[Image: Schmidt Ocean Institute, via ScienceDaily].
It’s hard to resist a headline claiming that “otherworldly mirror pools and mesmerizing landscapes” have been “discovered on [the] ocean floor.” Otherworldly mirror pools, like some sort of magic cauldron at the bottom of the sea.
But it’s equally hard to parse what exactly this article is stating. It would appear that unusual geological structures found 2,000 meters below the surface of the Gulf of California have had the superficial effect of resembling mirror images of the rocks below them:
While exploring hydrothermal vent and cold seep environments, Dr. Mandy Joye (University of Georgia), and her interdisciplinary research team discovered large venting mineral towers that reach up to 23 meters in height and 10 meters across. These towers featured numerous volcanic flanges that create the illusion of looking at a mirror when observing the superheated (366ºC) hydrothermal fluids beneath them.
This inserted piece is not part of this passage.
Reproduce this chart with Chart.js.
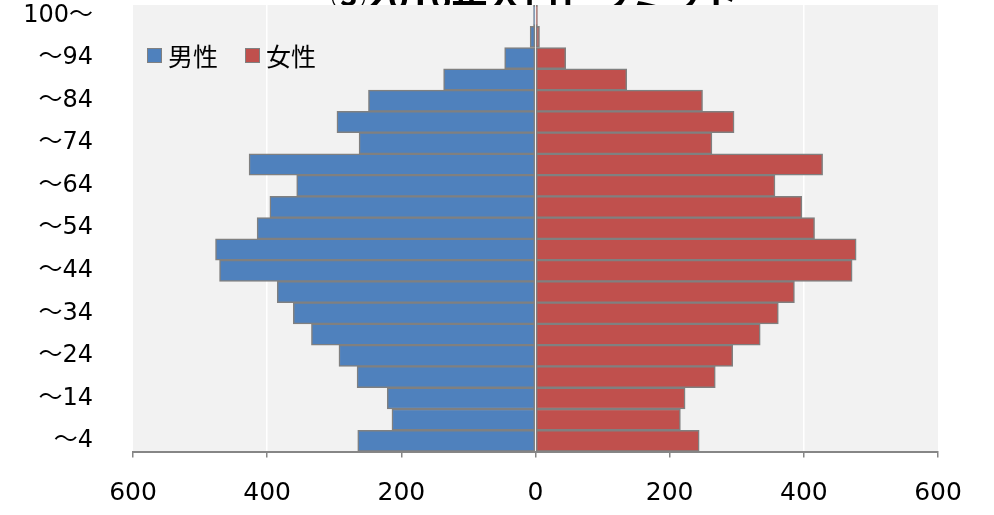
<!DOCTYPE html>
<html>
<head>
<meta charset="utf-8">
<script src="https://cdn.jsdelivr.net/npm/chart.js@4.4.1/dist/chart.umd.min.js"></script>
<style>
    html, body { margin: 0; padding: 0; background: #ffffff; overflow: hidden; }
    #wrap { width: 994px; height: 515px; position: relative; }
</style>
</head>
<body>
<div id="wrap"><canvas id="pyramidChart" width="994" height="515"></canvas></div>
<script>
// age groups, youngest first
const ageLabels = ['～4', '～9', '～14', '～19', '～24', '～29', '～34', '～39', '～44', '～49',
    '～54', '～59', '～64', '～69', '～74', '～79', '～84', '～89', '～94', '～99', '100～'];
const maleValues = [265, 214, 221, 266, 293, 334, 361, 385, 471, 477,
    415, 396, 356, 427, 263, 296, 249, 137, 46, 8, 3];
const femaleValues = [244, 216, 223, 268, 294, 335, 362, 386, 472, 478,
    416, 397, 357, 428, 263, 296, 249, 136, 45, 6, 3];
const seriesNames = ['男性', '女性'];
const xTicks = [-600, -400, -200, 0, 200, 400, 600];
const chartTitle = '③2016年人口ピラミッド';

const MALE_COLOR = '#4f81bd';
const FEMALE_COLOR = '#c0504d';
const EDGE_COLOR = '#808080';
const FONT = '"DejaVu Sans", "Noto Sans CJK JP", sans-serif';
const CJK_FONT = '"Noto Sans CJK JP", sans-serif';

// title (partly cut off at the top) + grey plot background
const backdropPlugin = {
    id: 'backdrop',
    beforeDraw(chart) {
        const { ctx, chartArea: a } = chart;
        ctx.save();
        ctx.fillStyle = '#000000';
        ctx.font = 'bold 36px ' + CJK_FONT;
        ctx.textAlign = 'center';
        ctx.textBaseline = 'alphabetic';
        ctx.fillText(chartTitle, 535, 10);
        ctx.fillStyle = '#f2f2f2';
        ctx.fillRect(a.left, a.top, a.right - a.left, a.bottom - a.top);
        ctx.restore();
    }
};

// legend sitting inside the plot area, top left
const innerLegendPlugin = {
    id: 'innerLegend',
    afterDatasetsDraw(chart) {
        const { ctx } = chart;
        const items = [
            { text: seriesNames[0], color: MALE_COLOR, x: 147 },
            { text: seriesNames[1], color: FEMALE_COLOR, x: 245 }
        ];
        ctx.save();
        ctx.font = '25px ' + CJK_FONT;
        ctx.textBaseline = 'middle';
        ctx.textAlign = 'left';
        items.forEach(it => {
            ctx.fillStyle = it.color;
            ctx.fillRect(it.x, 48, 15, 15);
            ctx.strokeStyle = EDGE_COLOR;
            ctx.lineWidth = 1;
            ctx.strokeRect(it.x + 0.5, 48.5, 14, 14);
            ctx.fillStyle = '#000000';
            ctx.fillText(it.text, it.x + 21, 56);
        });
        ctx.restore();
    }
};

new Chart(document.getElementById('pyramidChart').getContext('2d'), {
    type: 'bar',
    data: {
        labels: ageLabels,
        datasets: [{
            label: seriesNames[0],
            data: maleValues.map(v => -v),
            backgroundColor: MALE_COLOR,
            borderColor: EDGE_COLOR,
            borderWidth: 1.5,
            borderSkipped: false,
            barPercentage: 1,
            categoryPercentage: 1
        }, {
            label: seriesNames[1],
            data: femaleValues,
            backgroundColor: FEMALE_COLOR,
            borderColor: EDGE_COLOR,
            borderWidth: 1.5,
            borderSkipped: false,
            barPercentage: 1,
            categoryPercentage: 1
        }]
    },
    options: {
        indexAxis: 'y',
        responsive: false,
        animation: false,
        layout: { autoPadding: false, padding: { left: 0, right: 56, top: 5, bottom: 0 } },
        plugins: {
            legend: { display: false },
            title: { display: false },
            tooltip: { enabled: false }
        },
        scales: {
            x: {
                stacked: true,
                min: -600,
                max: 600,
                afterBuildTicks: scale => { scale.ticks = xTicks.map(v => ({ value: v })); },
                afterFit: scale => {
                    scale.height = 63.5;
                    scale.paddingLeft = 0;
                    scale.paddingRight = 0;
                },
                border: { display: true, color: '#868686', width: 2 },
                grid: {
                    color: c => (c.tick && Math.abs(c.tick.value) === 400) ? '#ffffff' : 'rgba(0,0,0,0)',
                    lineWidth: 1.5,
                    tickColor: '#868686',
                    tickLength: 6,
                    drawTicks: true
                },
                ticks: {
                    color: '#000000',
                    font: { size: 25, family: FONT },
                    padding: 21,
                    maxRotation: 0,
                    callback: v => String(Math.abs(v))
                }
            },
            y: {
                stacked: true,
                reverse: true,
                afterFit: scale => {
                    scale.width = 133;
                    scale.paddingTop = 0;
                    scale.paddingBottom = 0;
                },
                border: { display: false },
                grid: { display: false },
                ticks: {
                    autoSkip: false,
                    color: '#000000',
                    font: { size: 24, family: FONT },
                    padding: 32,
                    callback: (v, i) => (i % 2 === 0 ? ageLabels[i] : '')
                }
            }
        }
    },
    plugins: [backdropPlugin, innerLegendPlugin]
});
</script>
</body>
</html>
In other words, this sounds more like a useful analogy: the rocks up here look like the rocks down there. It’s as if we’re looking into a mirror.
But what I wish this meant—and perhaps it does, but I’m simply misreading the article—is that bizarre thermal effects, combined with unusually high dissolved-metal content in the water, has created a series of mirror planes, or literally reflective, high-density water tables in the deep ocean that visually duplicate anything above or below them.
Because, if so, imagine the possibilities for turning these into lenses, like some wild, far-future, deep-sea water telescope in which light is bounced back and forth amongst dissolved-metal mirrors hovering in the water table. You could concentrate and focus light in the deep ocean, using naturally occurring, highly-mineralized thermal boundaries, perhaps suggesting a new type of visual-communication network in the sea. Future Navy signaling tech, using nothing but water.
Anyway, whatever the case may be, the poetry of this is incredible. Silvered planes in the ocean forming other-worldly, black labyrinths suddenly illuminated by the lights of a passing submarine.
You’re right: I don’t know the details of that particular site, but you can get mirror-like layers where there’s extremes of temperature and salinity underwater. If I recall correctly, there’s some saline ponds under the Gulf of California that do this: at shallow depths and ordinary ocean temperatures, in that case. I’m sure Youtube would show you some other examples.